What the task requires: Single out each line with the word "that" and copy it.

Records contained in a dataset:
--------------------------------
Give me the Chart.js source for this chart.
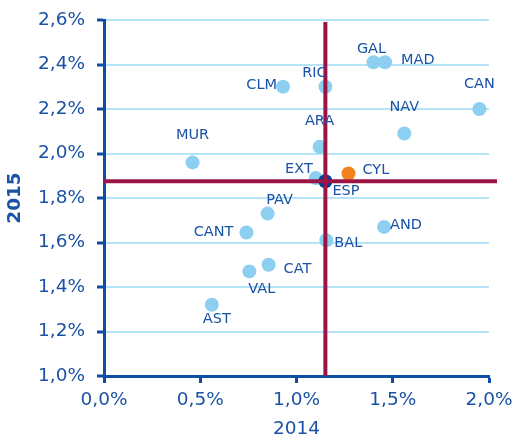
<!DOCTYPE html>
<html>
<head>
<meta charset="utf-8">
<script src="https://cdn.jsdelivr.net/npm/chart.js@4/dist/chart.umd.min.js"></script>
<style>
html,body{margin:0;padding:0;background:#fff;}
#wrap{width:514px;height:441px;position:relative;}
</style>
</head>
<body>
<div id="wrap"><canvas id="c" width="514" height="441"></canvas></div>
<script>
// ---- data ----
const regions = ["MUR","CLM","RIC","GAL","MAD","CAN","NAV","ARA","EXT","PAV","CANT","VAL","AST","CAT","BAL","AND"];
const growth2014 = [0.46,0.93,1.15,1.40,1.46,1.95,1.56,1.12,1.10,0.85,0.74,0.755,0.56,0.855,1.155,1.455];
const growth2015 = [1.96,2.30,2.30,2.41,2.41,2.20,2.09,2.03,1.89,1.73,1.645,1.47,1.32,1.50,1.61,1.67];
const cylName = ["CYL"]; const cyl2014 = [1.27]; const cyl2015 = [1.91];
const espName = ["ESP"]; const esp2014 = [1.15]; const esp2015 = [1.875];
const xTicks = [0, 0.5, 1.0, 1.5, 2.0];
const yTicks = [1.0, 1.2, 1.4, 1.6, 1.8, 2.0, 2.2, 2.4, 2.6];
const xTitle = "2014"; const yTitle = "2015";

// ---- styling / label placement ----
const TXT = '#1a52a5', AXIS = '#0d4ea6', GRID = '#b5e3f7';
const LIGHT = '#8dcff0', ORANGE = '#f58220', DARK = '#0a3d91', CROSS = '#9a1446';
const FONT = 'DejaVu Sans';
const place = {
  MUR:[0,-27,'center'], CLM:[-6,-2,'right'], RIC:[-11,-14,'center'], GAL:[-2,-13,'center'],
  MAD:[16,-2,'left'], CAN:[0,-25,'center'], NAV:[0,-26,'center'], ARA:[0,-26,'center'],
  EXT:[-3,-9,'right'], CYL:[14,-3,'left'], ESP:[7,10,'left'], PAV:[12,-13,'center'],
  CANT:[-13,0,'right'], VAL:[-1,18,'left'], AST:[5,14,'center'], CAT:[15,4,'left'],
  BAL:[8,3,'left'], AND:[6,-2,'left']
};

const pts = (xs, ys) => xs.map((x,i)=>({x:x, y:ys[i]}));
const fmt = v => v.toFixed(1).replace('.', ',') + '%';

const overlay = {
  id:'overlay',
  afterDatasetsDraw(chart){
    const {ctx, chartArea:a, scales:{x,y}} = chart;
    const ex = x.getPixelForValue(esp2014[0]), ey = y.getPixelForValue(esp2015[0]);
    ctx.save();
    ctx.strokeStyle = CROSS; ctx.lineWidth = 4; ctx.lineCap='butt';
    ctx.beginPath(); ctx.moveTo(ex, a.top+2); ctx.lineTo(ex, a.bottom); ctx.stroke();
    ctx.beginPath(); ctx.moveTo(a.left, ey); ctx.lineTo(a.right+8, ey); ctx.stroke();
    ctx.fillStyle = TXT; ctx.font = '14.5px "' + FONT + '"'; ctx.textBaseline = 'middle';
    const draw = (names, xs, ys) => names.forEach((n,i)=>{
      const p = place[n] || [0,-14,'center'];
      ctx.textAlign = p[2];
      ctx.fillText(n, x.getPixelForValue(xs[i]) + p[0], y.getPixelForValue(ys[i]) + p[1]);
    });
    draw(regions, growth2014, growth2015);
    draw(cylName, cyl2014, cyl2015);
    draw(espName, esp2014, esp2015);
    ctx.restore();
  }
};

new Chart(document.getElementById('c'), {
  type:'scatter',
  data:{ datasets:[
    {label:'ESP', data:pts(esp2014, esp2015), backgroundColor:DARK, pointRadius:7, pointHoverRadius:7, borderWidth:0, order:1},
    {label:'CYL', data:pts(cyl2014, cyl2015), backgroundColor:ORANGE, pointRadius:7, pointHoverRadius:7, borderWidth:0, order:2},
    {label:'CCAA', data:pts(growth2014, growth2015), backgroundColor:LIGHT, pointRadius:7, pointHoverRadius:7, borderWidth:0, order:3}
  ]},
  options:{
    responsive:false, animation:false, devicePixelRatio:1,
    layout:{padding:{top:20, right:25, left:0, bottom:0}},
    plugins:{legend:{display:false}, tooltip:{enabled:false}},
    scales:{
      x:{
        type:'linear', min:0, max:2,
        afterBuildTicks: s => { s.ticks = xTicks.map(v=>({value:v})); },
        afterFit: s => { s.height = 65; s.paddingLeft = 0; s.paddingRight = 0; },
        border:{display:true, color:AXIS, width:3},
        grid:{drawOnChartArea:false, drawTicks:true, tickLength:7, tickColor:AXIS, tickWidth:3},
        ticks:{color:TXT, font:{family:FONT, size:18.5}, padding:6, callback:v=>fmt(v), maxRotation:0},
        title:{display:true, text:xTitle, color:TXT, font:{family:FONT, size:18.5}, padding:{top:0,bottom:1}}
      },
      y:{
        type:'linear', min:1, max:2.6,
        afterBuildTicks: s => { s.ticks = yTicks.map(v=>({value:v})); },
        afterFit: s => { s.width = 104; s.paddingTop = 0; s.paddingBottom = 0; },
        border:{display:true, color:AXIS, width:3},
        grid:{color:GRID, lineWidth:2, drawTicks:true, tickLength:7, tickColor:AXIS, tickWidth:3},
        ticks:{color:TXT, font:{family:FONT, size:18.5}, padding:12, callback:v=>fmt(v)},
        title:{display:true, text:yTitle, color:TXT, font:{family:FONT, size:18.5, weight:'bold'}, padding:{top:4,bottom:0}}
      }
    }
  },
  plugins:[overlay]
});
</script>
</body>
</html>
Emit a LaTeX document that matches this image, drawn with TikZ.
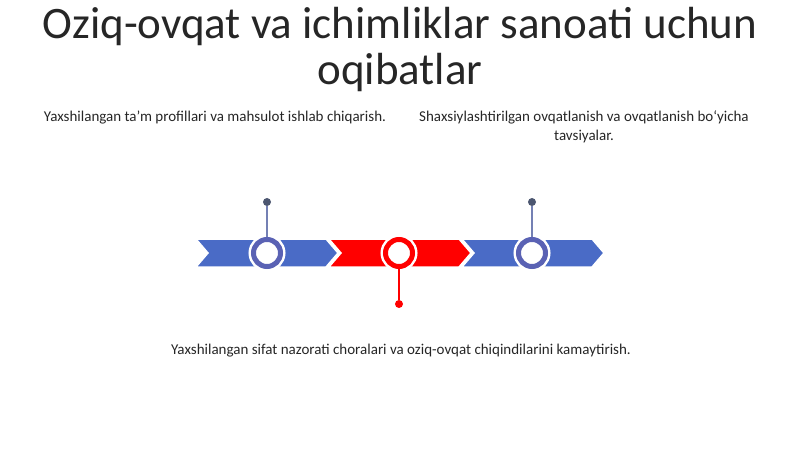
\documentclass[tikz,border=0pt]{standalone}
\usepackage{fontspec}
\setmainfont{Carlito}
\usetikzlibrary{positioning}
\definecolor{ribbonblue}{HTML}{4A6BC6}
\definecolor{ringblue}{HTML}{5A62B4}
\definecolor{pinblue}{HTML}{4C5670}
\definecolor{stemblue}{HTML}{7480B4}
\definecolor{ribbonred}{HTML}{FF0000}
\definecolor{textgray}{HTML}{262626}

% one chevron of the ribbon: left x, colour
\newcommand\chevron[2]{%
  \fill[#2, draw=white, line width=1.5pt] (#1,239) -- ++(130,0) -- ++(12,14)
    -- ++(-12,14) -- ++(-130,0) -- ++(12,-14) -- cycle;}

\tikzset{
  ring/.style={circle, inner sep=0pt, minimum size=27pt, fill=white,
    draw=#1, line width=5pt, preaction={draw=white, line width=10pt}},
  pindot/.style={circle, inner sep=0pt, minimum size=8pt, fill=#1},
  stem/.style={draw=#1, line width=1.4pt},
  caption/.style={text=textgray, font=\fontsize{15}{19}\selectfont, align=center}
}

\begin{document}
\begin{tikzpicture}[x=1pt,y=-1pt]
  \useasboundingbox (0,0) rectangle (800,449);
  %titre
  \node[text=textgray, font=\fontsize{45}{46}\selectfont, align=center] (title) at (400,50)
    {Oziq-ovqat va ichimliklar sanoati uchun\\oqibatlar};
  %ruban
  \chevron{196}{ribbonblue}
  \chevron{329}{ribbonred}
  \chevron{462}{ribbonblue}
  %epingles
  \node[pindot=pinblue] (p1) at (267,202) {};
  \node[pindot=pinblue] (p3) at (532,202) {};
  \node[pindot=ribbonred] (p2) at (399,304) {};
  \node[ring=ringblue] (m1) at (267,253) {};
  \node[ring=ribbonred] (m2) at (399,253) {};
  \node[ring=ringblue] (m3) at (532,253) {};
  \draw[stem=stemblue] (p1) -- (m1);
  \draw[stem=stemblue] (p3) -- (m3);
  \draw[stem=ribbonred] (p2) -- (m2);
  %textes
  \node[caption] (t1) at (215,118) {Yaxshilangan ta'm profillari va mahsulot ishlab chiqarish.};
  \node[caption] (t2) at (584,127) {Shaxsiylashtirilgan ovqatlanish va ovqatlanish bo‘yicha\\tavsiyalar.};
  \node[caption] (t3) at (401,351) {Yaxshilangan sifat nazorati choralari va oziq-ovqat chiqindilarini kamaytirish.};
\end{tikzpicture}
\end{document}
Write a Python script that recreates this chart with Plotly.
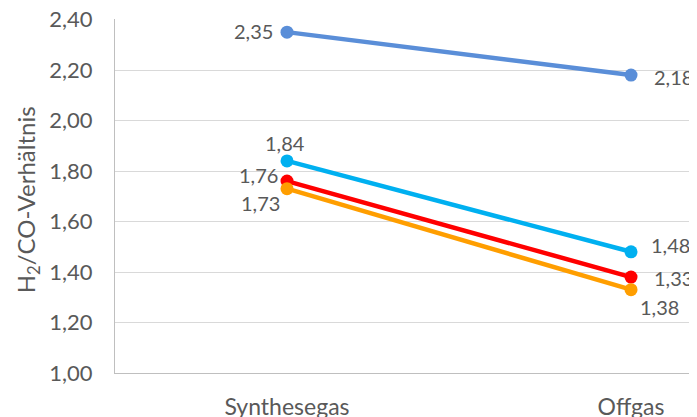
import plotly.graph_objects as go

categories = ["Synthesegas", "Offgas"]
series_blue = [2.35, 2.18]
series_lightblue = [1.84, 1.48]
series_red = [1.76, 1.38]
series_orange = [1.73, 1.33]
y_ticks = [1.0, 1.2, 1.4, 1.6, 1.8, 2.0, 2.2, 2.4]
y_ticklabels = [f"{v:.2f}".replace(".", ",") for v in y_ticks]
y_title = "H<sub>2</sub>/CO-Verhältnis"

colors = ["#5A8ED8", "#00B0F0", "#FF0000", "#FF9E00"]
series = [series_blue, series_lightblue, series_red, series_orange]

FONT = "Lato, 'Open Sans', sans-serif"
GRAY = "#595959"

fig = go.Figure()
for vals, c in zip(series, colors):
    fig.add_trace(go.Scatter(
        x=[0, 1], y=vals, mode="lines+markers",
        line=dict(color=c, width=4.5),
        marker=dict(color=c, size=13),
        showlegend=False, hoverinfo="skip", cliponaxis=False))

def fmt(v):
    return f"{v:.2f}".replace(".", ",")

# label placements: (series index, point index, xanchor, yanchor, xshift, yshift)
placements = [
    (0, 0, "right", "middle", -12, 1),
    (0, 1, "left", "middle", 21, -2),
    (1, 0, "center", "middle", -2, 18),
    (1, 1, "left", "middle", 18, 7),
    (2, 0, "right", "middle", -7, 6),
    (2, 1, "center", "middle", 28, -30),
    (3, 0, "right", "middle", -5, -14),
    (3, 1, "left", "middle", 21, 12),
]
for si, pi, xa, ya, xs, ys in placements:
    v = series[si][pi]
    fig.add_annotation(x=pi, y=v, xref="x", yref="y", text=fmt(v), showarrow=False,
                       xanchor=xa, yanchor=ya, xshift=xs, yshift=ys,
                       font=dict(family=FONT, size=20, color=GRAY))

fig.add_annotation(x=-0.148, y=0.49, xref="paper", yref="paper", text=y_title,
                   textangle=-90, showarrow=False, xanchor="center", yanchor="middle",
                   font=dict(family=FONT, size=24, color=GRAY))

fig.update_layout(
    width=697, height=417,
    margin=dict(l=107, r=0, t=11, b=52, autoexpand=False),
    paper_bgcolor="white", plot_bgcolor="white",
    font=dict(family=FONT, size=20, color=GRAY),
    xaxis=dict(tickvals=[0, 1], ticktext=categories, range=[-0.5, 1.215],
               showgrid=False, zeroline=False, showline=True,
               linecolor="#BFBFBF", linewidth=1, ticks="",
               automargin=False, ticklabelstandoff=13, ticklabeloverflow="allow",
               tickfont=dict(family=FONT, size=23, color=GRAY)),
    yaxis=dict(range=[1.0, 2.402], tickvals=y_ticks, ticktext=y_ticklabels,
               showgrid=True, gridcolor="#D9D9D9", gridwidth=1,
               zeroline=False, showline=True, linecolor="#BFBFBF", linewidth=1,
               ticks="", ticklabelstandoff=17, automargin=False,
               ticklabeloverflow="allow",
               tickfont=dict(family=FONT, size=22, color=GRAY)),
)
fig.write_html("out.html")
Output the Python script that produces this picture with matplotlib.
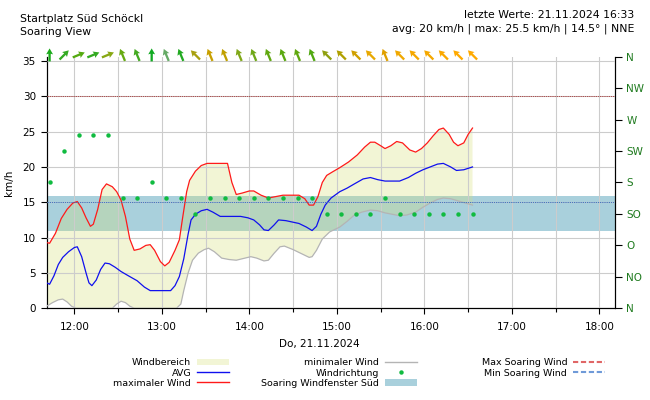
import matplotlib
matplotlib.use("Agg")
import matplotlib.pyplot as plt
import matplotlib.dates as mdates
from matplotlib.lines import Line2D
from matplotlib.patches import Patch
import numpy as np
import pandas as pd

DAY = "2024-11-21 "

# maximaler Wind (km/h)
max_t = ["11:41", "11:43", "11:47", "11:51", "11:55", "11:59", "12:02", "12:05", "12:08", "12:11",
         "12:13", "12:16", "12:19", "12:22", "12:26", "12:29", "12:32", "12:35", "12:38", "12:41",
         "12:45", "12:49", "12:52", "12:55", "12:59", "13:02", "13:05", "13:09", "13:12", "13:14",
         "13:17", "13:19", "13:23", "13:27", "13:31", "13:38", "13:45", "13:48", "13:51", "13:55",
         "14:00", "14:03", "14:08", "14:13", "14:18", "14:23", "14:29", "14:34", "14:38", "14:41",
         "14:44", "14:47", "14:50", "14:53", "14:57", "15:02", "15:08", "15:14", "15:19", "15:23",
         "15:26", "15:30", "15:33", "15:37", "15:41", "15:45", "15:50", "15:54", "15:58", "16:02",
         "16:06", "16:10", "16:13", "16:17", "16:20", "16:23", "16:27", "16:30", "16:33"]
max_v = [9.3, 9.2, 10.6, 12.7, 14.0, 14.9, 15.1, 14.2, 12.8, 11.6,
         11.9, 14.0, 16.8, 17.6, 17.2, 16.5, 15.3, 13.0, 9.8, 8.2,
         8.4, 8.9, 9.0, 8.2, 6.6, 6.0, 6.5, 8.2, 9.7, 12.5,
         16.5, 18.1, 19.4, 20.2, 20.5, 20.5, 20.5, 17.8, 16.1, 16.3,
         16.6, 16.6, 16.0, 15.6, 15.8, 16.0, 16.0, 16.0, 15.5, 14.6,
         14.6, 15.8, 17.8, 18.8, 19.3, 19.9, 20.7, 21.7, 22.8, 23.5,
         23.5, 23.0, 22.6, 23.0, 23.6, 23.4, 22.4, 22.1, 22.6, 23.4,
         24.4, 25.3, 25.5, 24.6, 23.5, 23.0, 23.4, 24.6, 25.5]

# AVG (km/h)
avg_t = ["11:41", "11:43", "11:46", "11:49", "11:52", "11:56", "12:00", "12:02", "12:05", "12:08",
         "12:10", "12:12", "12:15", "12:18", "12:21", "12:24", "12:28", "12:32", "12:37", "12:43",
         "12:48", "12:52", "13:06", "13:09", "13:12", "13:15", "13:18", "13:20", "13:23", "13:27",
         "13:31", "13:35", "13:40", "13:47", "13:54", "13:59", "14:03", "14:07", "14:10", "14:13",
         "14:17", "14:20", "14:25", "14:34", "14:39", "14:43", "14:46", "14:49", "14:52", "14:56",
         "15:02", "15:07", "15:12", "15:18", "15:23", "15:28", "15:33", "15:43", "15:49", "15:54",
         "15:59", "16:04", "16:09", "16:13", "16:18", "16:22", "16:27", "16:33"]
avg_v = [3.6, 3.4, 4.6, 6.2, 7.2, 8.0, 8.6, 8.7, 7.3, 5.0,
         3.6, 3.2, 4.0, 5.5, 6.4, 6.3, 5.8, 5.2, 4.6, 3.9,
         3.0, 2.5, 2.5, 3.2, 4.5, 7.0, 10.5, 12.5, 13.3, 13.8,
         14.0, 13.6, 13.0, 13.0, 13.0, 12.8, 12.5, 11.8, 11.1, 11.0,
         11.8, 12.5, 12.4, 12.0, 11.5, 11.0, 11.6, 13.3, 14.6, 15.6,
         16.5, 17.0, 17.6, 18.3, 18.5, 18.2, 18.0, 18.0, 18.5, 19.1,
         19.6, 20.0, 20.4, 20.5, 20.0, 19.5, 19.6, 20.0]

# minimaler Wind (km/h)
min_t = ["11:41", "11:45", "11:49", "11:52", "11:55", "11:58", "12:01", "12:26", "12:29", "12:32",
         "12:35", "12:38", "12:41", "13:10", "13:13", "13:15", "13:18", "13:21", "13:25", "13:29",
         "13:32", "13:36", "13:41", "13:46", "13:51", "13:57", "14:01", "14:05", "14:10", "14:13",
         "14:17", "14:21", "14:24", "14:30", "14:37", "14:41", "14:43", "14:46", "14:50", "14:55",
         "15:02", "15:07", "15:12", "15:17", "15:23", "15:28", "15:33", "15:38", "15:43", "15:48",
         "15:54", "15:59", "16:04", "16:09", "16:13", "16:18", "16:23", "16:28", "16:33"]
min_v = [0.3, 0.8, 1.2, 1.3, 0.9, 0.3, 0.0, 0.0, 0.6, 1.0,
         0.8, 0.3, 0.0, 0.0, 0.6, 2.5, 5.0, 6.8, 7.8, 8.3,
         8.5, 8.0, 7.1, 6.9, 6.8, 7.1, 7.3, 7.1, 6.7, 6.8,
         7.8, 8.7, 8.8, 8.3, 7.6, 7.2, 7.3, 8.2, 9.8, 10.8,
         11.5, 12.3, 13.2, 13.6, 13.9, 13.8, 13.5, 13.3, 13.1, 13.2,
         13.6, 14.3, 14.9, 15.4, 15.6, 15.5, 15.2, 14.9, 14.6]

# Windrichtung (Grad)
dir_t = ["11:43", "11:53", "12:03", "12:13", "12:23", "12:33", "12:43", "12:53", "13:03", "13:13",
         "13:23", "13:33", "13:43", "13:53", "14:03", "14:13", "14:23", "14:33", "14:43", "14:53",
         "15:03", "15:13", "15:23", "15:33", "15:43", "15:53", "16:03", "16:13", "16:23", "16:33"]
dir_deg = [180, 225, 247.5, 247.5, 247.5, 157.5, 157.5, 180, 157.5, 157.5,
           135, 157.5, 157.5, 157.5, 157.5, 157.5, 157.5, 157.5, 157.5, 135,
           135, 135, 135, 157.5, 135, 135, 135, 135, 135, 135]
arrow_colors = ["#1aaa1a", "#33aa22", "#55aa11", "#33aa22", "#88a814", "#66aa11", "#44aa22", "#11aa22",
                "#66aa66", "#22aa22", "#a8a010", "#c8a000", "#c0a000", "#80a818", "#70a818", "#60a810",
                "#5aa810", "#60a810", "#50a810", "#90a010", "#b0a000", "#d0a000", "#e8a800", "#e0a000",
                "#f0a800", "#f5a800", "#f5a800", "#faa800", "#ffaa00", "#ffaa00"]

soar_max = 30
soar_min = 15
window_deg = (110, 160)
dir_ticks = [0, 45, 90, 135, 180, 225, 270, 315, 360]
dir_labels = ["N", "NO", "O", "SO", "S", "SW", "W", "NW", "N"]
x_range = ("11:41:00", "18:10:30")


def to_num(times):
    return mdates.date2num(pd.to_datetime([DAY + s for s in times], format="mixed").to_pydatetime())


FILL = "#d4de76"
BAND = "#a9d0dc"

fig = plt.figure(figsize=(6.5, 4.0), dpi=100)
ax = fig.add_axes([0.0718, 0.2293, 0.8739, 0.629])
ax2 = ax.twinx()
ax.set_zorder(ax2.get_zorder() + 1)
ax.patch.set_visible(False)

tmax, tavg, tmin, tdir = to_num(max_t), to_num(avg_t), to_num(min_t), to_num(dir_t)

ax2.set_ylim(0, 360)
ax2.axhspan(*window_deg, color=BAND, lw=0)

ax.fill(np.concatenate([tmax, tmin[::-1]]), np.concatenate([max_v, min_v[::-1]]),
        color=FILL, alpha=0.3, lw=0, zorder=1)
ax.plot(tmin, min_v, color="#b4b4b4", lw=0.9, zorder=3)
ax.plot(tavg, avg_v, color="#1010ee", lw=0.9, zorder=3)
ax.plot(tmax, max_v, color="#ff1a1a", lw=0.9, zorder=3)
ax.axhline(soar_max, color="#a83a3a", ls=(0, (1.6, 1.0)), lw=0.6, zorder=3)
ax.axhline(soar_min, color="#2a6bc0", ls=(0, (1.6, 1.0)), lw=0.6, zorder=3)
ax.plot(tdir, dir_deg, "o", color="#10bb40", ms=3.2, mec="none", zorder=4,
        transform=ax2.transData)

# Pfeile oben
L = 13
bear = np.radians(np.array(dir_deg) + 180)
q = ax.quiver(tdir, np.full(len(tdir), 35.85), np.sin(bear) * L, np.cos(bear) * L,
              color=arrow_colors, pivot="middle", angles="uv", scale_units="dots", scale=1,
              units="dots", width=2.3, headwidth=3.0, headlength=2.6, headaxislength=2.3, zorder=5)
q.set_clip_on(False)

ax.set_xlim(*to_num(x_range))
ax.set_ylim(0, 35.6)
ax.set_yticks(np.arange(0, 36, 5))
ax.xaxis.set_major_locator(mdates.HourLocator())
ax.xaxis.set_major_formatter(mdates.DateFormatter("%H:%M"))
ax.xaxis.set_minor_locator(mdates.MinuteLocator(byminute=[30]))
ax.grid(which="both", axis="x", color="#cccccc", lw=0.8)
ax.grid(which="major", axis="y", color="#cccccc", lw=0.8)
ax.set_axisbelow(False)
ax.tick_params(axis="y", labelsize=7.5, length=4.3, width=0.8)
ax.tick_params(axis="x", which="major", labelsize=7.5, length=4.2, width=0.8, pad=5.5)
ax.tick_params(axis="x", which="minor", length=3.0, width=0.8)
ax.set_ylabel("km/h", fontsize=7.5, labelpad=6)

ax2.set_yticks(dir_ticks, dir_labels)
ax2.tick_params(axis="y", labelsize=7.5, labelcolor="#1e7a1e", length=4.8, width=0.8)
for a in (ax, ax2):
    a.spines["top"].set_visible(False)

fig.text(20 / 650, 1 - 19 / 400, "Startplatz Süd Schöckl", fontsize=7.8, va="center")
fig.text(20 / 650, 1 - 32 / 400, "Soaring View", fontsize=7.8, va="center")
fig.text(634 / 650, 1 - 15 / 400, "letzte Werte: 21.11.2024 16:33", fontsize=7.8,
         va="center", ha="right")
fig.text(634 / 650, 1 - 29 / 400, "avg: 20 km/h | max: 25.5 km/h | 14.5° | NNE", fontsize=7.8,
         va="center", ha="right")
fig.text(319 / 650, 1 - 344 / 400, "Do, 21.11.2024", fontsize=7.5, va="center", ha="center")

leg_kw = dict(frameon=False, markerfirst=False, fontsize=6.8, handlelength=3.4,
              handletextpad=0.6, labelspacing=0.12, borderpad=0, borderaxespad=0,
              loc="upper right")
col1 = [Patch(facecolor=FILL, alpha=0.3, lw=0),
        Line2D([], [], color="#1010ee", lw=1),
        Line2D([], [], color="#ff1a1a", lw=1)]
col2 = [Line2D([], [], color="#b4b4b4", lw=1),
        Line2D([], [], ls="none", marker="o", ms=3.2, color="#10bb40", mec="none"),
        Patch(facecolor=BAND, lw=0)]
col3 = [Line2D([], [], color="#e06666", lw=1.5, ls=(0, (2.5, 1.3))),
        Line2D([], [], color="#6f9ad8", lw=1.5, ls=(0, (2.5, 1.3)))]
fig.legend(col1, ["Windbereich", "AVG", "maximaler Wind"],
           bbox_to_anchor=(229 / 650, 0.104), **leg_kw)
fig.legend(col2, ["minimaler Wind", "Windrichtung", "Soaring Windfenster Süd"],
           bbox_to_anchor=(417 / 650, 0.104), **leg_kw)
fig.legend(col3, ["Max Soaring Wind", "Min Soaring Wind"],
           bbox_to_anchor=(605 / 650, 0.104), **leg_kw)

fig.savefig("out.png", dpi=100, facecolor="white")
--------------------------------
Full solution:
Emit a LaTeX document that matches this image, drawn with TikZ.
Write a Python script that recreates this chart with Plotly.
Output the Python script that produces this picture with matplotlib.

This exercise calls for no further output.